Nei primi due set Raonic si accanisce su Haas come il fisico ha fatto per troppo tempo contro questo tennista baciato dalla sfortuna. Su quattordici game il tedesco ne vince due e il tennishipster, vaccinato alle débâcle dei suoi prediletti, sospira mentre pensa che forse non rivedrà più quel meraviglioso rovescio a una mano sui campi di Church Road. Poi, però, succede qualcosa. Come in una visione di Dale Cooper, il gigante si intorpidisce mentre il nanetto comincia a ballare una musica che sente solo lui. La luce si concentra solo su Haas e per un’ora e mezza si torna al 2009. Vince il tie-break del terzo, non senza annullare dei match point, naturalmente, e per poco non minaccia di portarla al quinto. Ma sarebbe troppa grazia, anche per Wimbledon, e alla fine il GGG torna ad imporre la sua legge fatta di articoli a 240 chilometri orari. Troppa velocità anche per uno che continua a sfuggire alle logiche del tempo come Haas. Ma se il tennishipster lo conosce bene, l’anno prossimo sarà ancora lì a riprovarci.

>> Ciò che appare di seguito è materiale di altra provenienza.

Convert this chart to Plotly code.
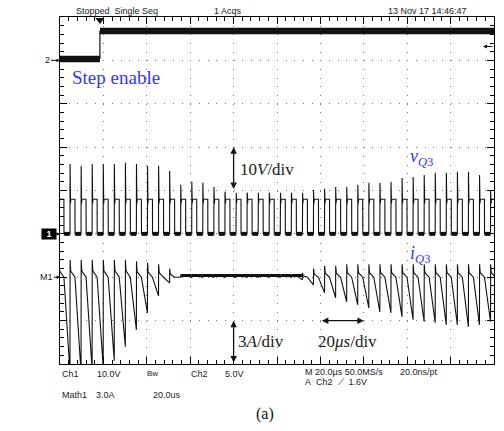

Scollinata la settimana – giova ricordare che lo Slam del tennishipster, tranne rarissimi e salvifici casi, dura lo spazio di sei giorni, sette se il Major ha la sana abitudine di allungare uno dei primi tre turni – il tennishipster deve decidere a chi dedicare le sue attenzioni. Il programma della prima parte di giornata, eccetto James Ward (la cui passione per gli outfit eccentrici è castrata dai rigidi canoni della morale wimbledoniana), non riserva grandi partite. Ma alle tre, poco dopo il terzo Nespresso nell’arco di cinque ore, scendono in campo Feliciano López e Nikoloz Basilashvili. Quella folta barba e quel cognome da star del cinema sovietico non possono che suscitare simpatia nel nostro fanatico. Ed è così che si ritrova a tifare per un tennista dalla cui parte non si siederà forse mai nessuno: l’identikit perfetto per entrare nella riserva naturale dei prediletti. Non ha un buon servizio, né un fondamentale speciale, né un gioco brillante. Corre molto e sbaglia poco, ecco tutto. Di là Feliciano fa quello che fa sempre e nonostante sembri impossibile che il georgiano più forte di sempre possa competere con il quarto spagnolo più forte del 2015, c’è battaglia. Basilashvili vince il primo e López pareggia; si prende il terzo e López lo raggiunge ancora. Il tennishipster, che normalmente supporta chi gioca il tennis più perdente, dovrebbe stare dalla parte dello spagnolo. Ma oggi non può esaltarsi per il serve and volley seriale: quel trottolino proveniente dalle qualificazioni, arrivato dalla Georgia dopo aver viaggiato per chissà quanti Future, si merita un’altra partita. Il quinto set è una battaglia di nervi e quelli del georgiano, che non aveva mai vinto una partita in uno Slam prima dell’altro ieri e nel circuito maggiore ha vinto la bellezza di due partite, reggono meglio. Le vittorie diventano tre con quella di oggi. E López, a fine match, finisce per ammettere candidamente che non sapeva praticamente nulla del suo avversario. Il tennishipster sorride malignamente: prima o poi ogni tennismainstream finisce per rimpiangere di non aver svolto quel duro lavoro filologico che precede ogni Slam.